(Full Length, 1960s American Historical)
It’s 1966. The Beatles have taken over the airways, Star Trek is in its first season on NBC, and 389,000 American troops are stationed in Vietnam.
A war is going on Argus, Illinois as well, between sixteen-year-old Billy Ray Fleener and his father. While his father dreams of Billy Ray joining the family business, Billy Ray dreams of moving to California, becoming a surfer, and getting into Margie Heinrich’s pants—not necessarily in that order. Instead, he gets a summer laying pipe and the dubious distinction of town hero after saving Purdy Boy, the mayor’s wife’s dachshund.
When his beloved uncle and role model Mitch is killed in combat, Billy Ray feels like he must leave Argus or be stuck there forever. With little more than the clothes on his back, he hops a bus for Helena, Arkansas to visit Mitch’s grave. Along the way he meets up with a cast of characters as varied and polarized as America itself, from a marine captain home on leave to a band of hippies bound for Graceland. Each teaches him something about love, loyalty, and the true meaning of freedom, but what Billy Ray really learns is that everyone has the power to define who they are. He may have left Argus a boy, but he returns a man.

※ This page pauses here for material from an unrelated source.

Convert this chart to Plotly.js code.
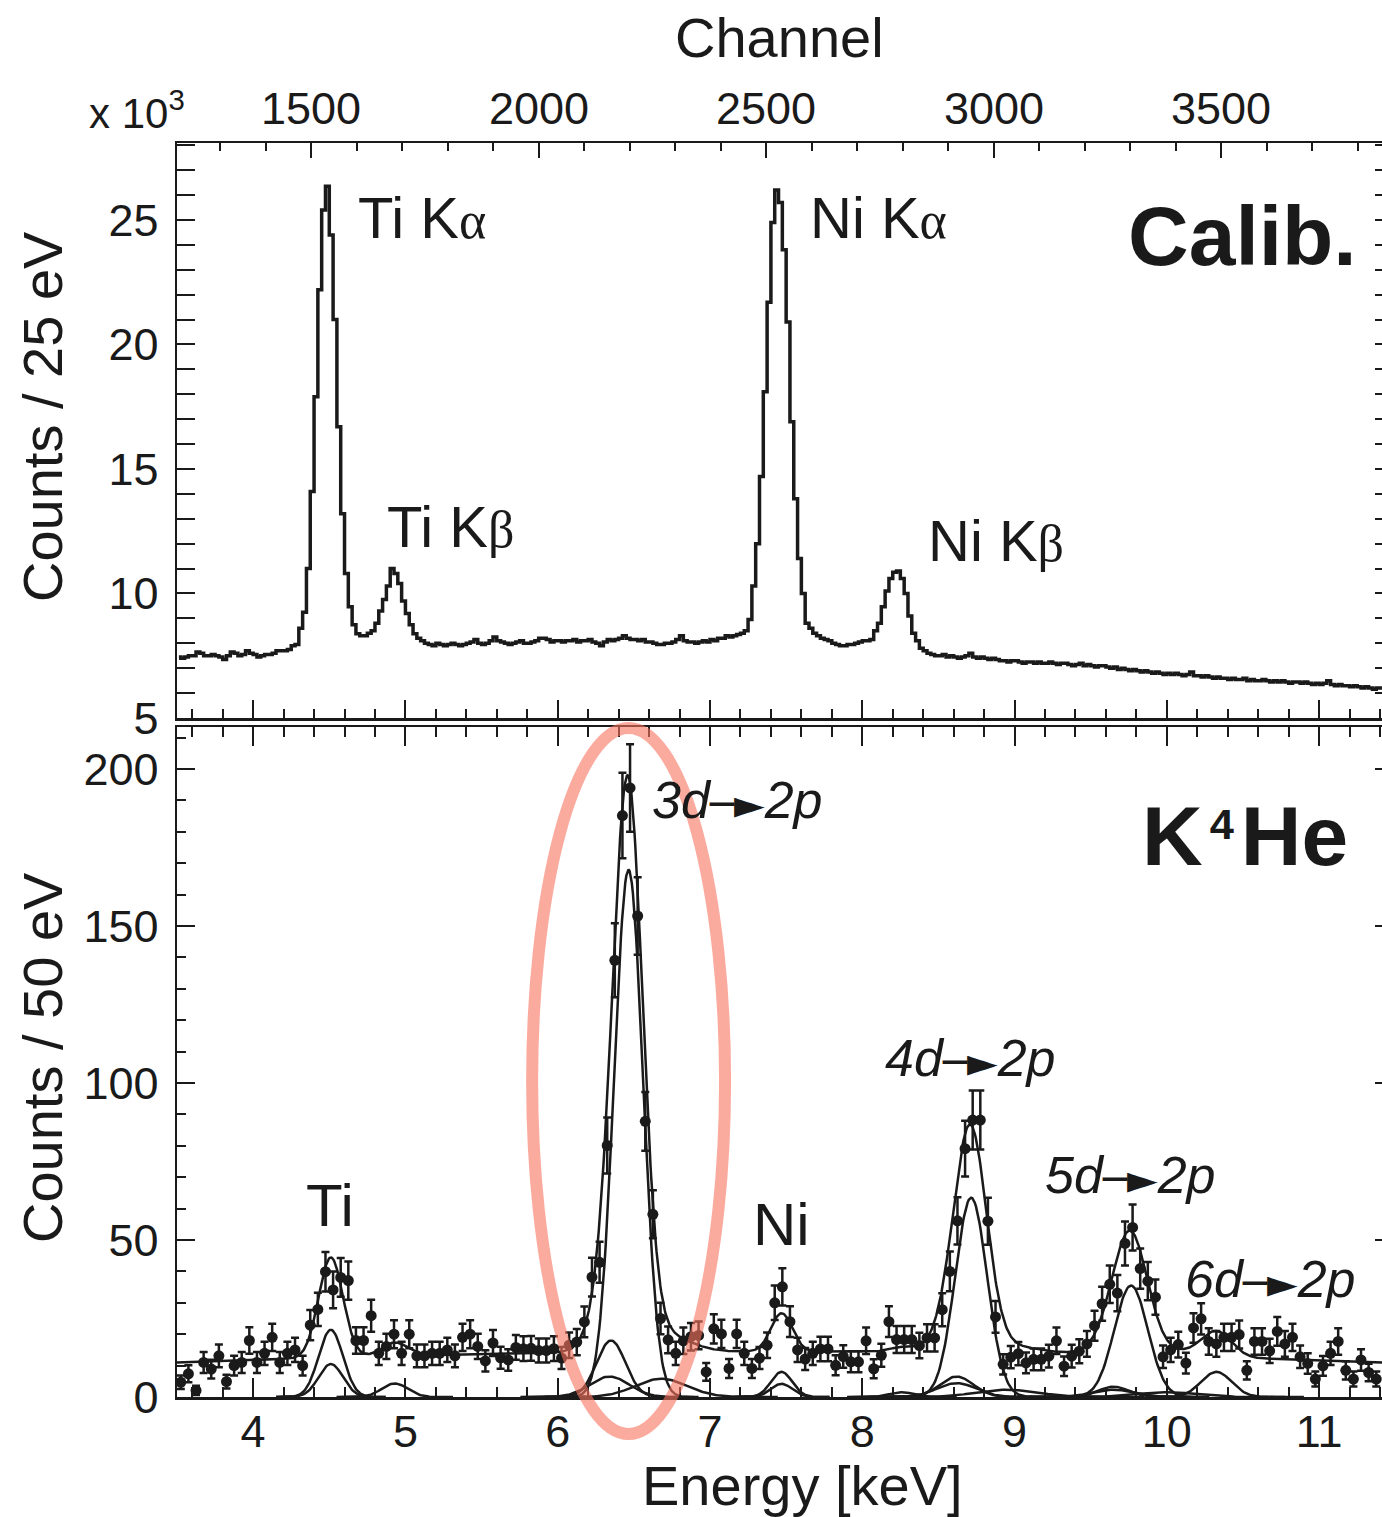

When I began reading this story, I wasn't sure what to expect. Would I be bored reading just another YA book about a teen-aged boy?
I quickly discovered this wasn't "just another book". Yes it was a book about a teen-aged boy, but it was so much more than that. The writer skillfully places the reader into the head of his protagonist and I became immediately invested in Billy Ray and worried about the direction his life would take. As the story progressed and, as he learns about life and begins to mature, I really got hooked.
The story began in the late 60's and follows him for a couple of years. At the start, he's pretty typical: all he wants from life is to date Margie, the most popular girl in school, and to go to California and become a surfer. I don't want to go into any more detail about the story itself because l don't want to spoil this story for anyone.
I want you all to know that this is a wonderful story of a young man's growth and maturity. I really loved him, and the story. I recommend this book for anyone looking for a realistic and tender story of a young man during a difficult period in our country. I challenge you to read this and not come away at least a little affected by what he went through and the choices he made.
4.5 / 5 Flowers - This was a very good book! I'd recommend it to my friends.